Political scientist Ashutosh Varshney suggests there were three projects at Independence; nation building, social justice and poverty reduction. India has done a good job at nation building, made some progress at social justice but fared miserably at poverty reduction. For the last decade, the regime of rights was presented as the solution to India’s poverty but that converted a high growth low inflation economy into a low growth high inflation economy. The best antidote to poverty is creating the infrastructure of opportunity represented by the 3Es of education, employment and employability. Between 1820 and 1950 India grew at a pathetic 0.1 percent per year. Under the licence raj, India grew at an insufficient 2.4 percent per year. Reforms after 1991 raised growth to 7 percent but the lack of systemic changes means that we are not creating jobs at the scale needed.

The role of the government is not setting things on fire but creating the conditions for spontaneous combustion. Currently India is a hostile habitat for entrepreneurship because entrepreneurs have to generate their own power, provide their own transport, arrange their own security and sometimes manufacture their employees. This is why most of our companies are dwarfs rather than babies. Making India a fertile habitat for babies requires a radical reboot of our skill and employment regime, the agenda of which has been obvious for a long time—you will not go very wrong with higher education reforms by changing the date on the Kothari committee report of 1968 and also consider that Apprenticeship Act reforms were the 20th point in Indira Gandhi’s 20 point programme in 1975.

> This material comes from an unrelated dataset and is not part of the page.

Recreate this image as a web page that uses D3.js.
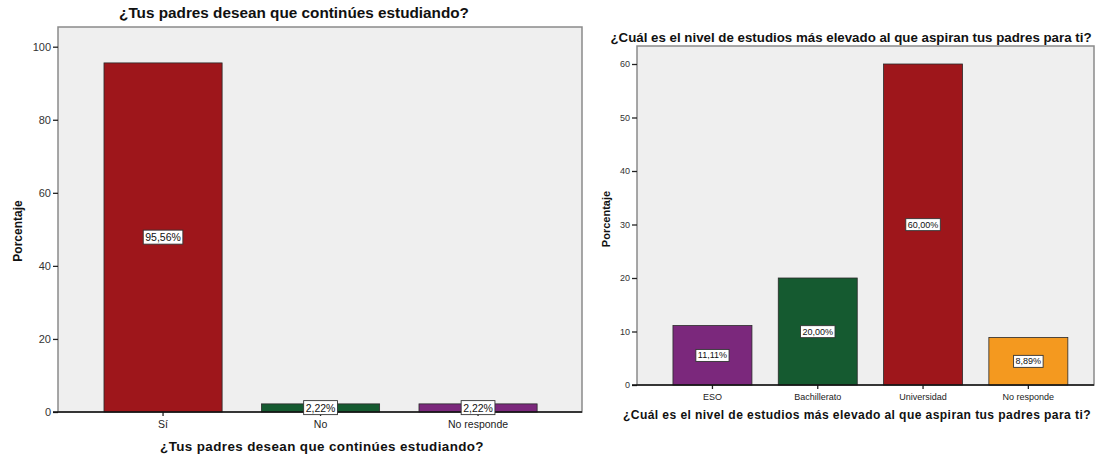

Why has execution failed? Reforms will always fail if approached with the technocratic approach of logic; reform is not the solving of a sum but the painting of a picture. Over the next two decades, ten lakh kids will join the labour force every month; all these kids need jobs and skills. India is better positioned than ever to give them what they want and need. And finally complete the journey from national independence to individual freedom.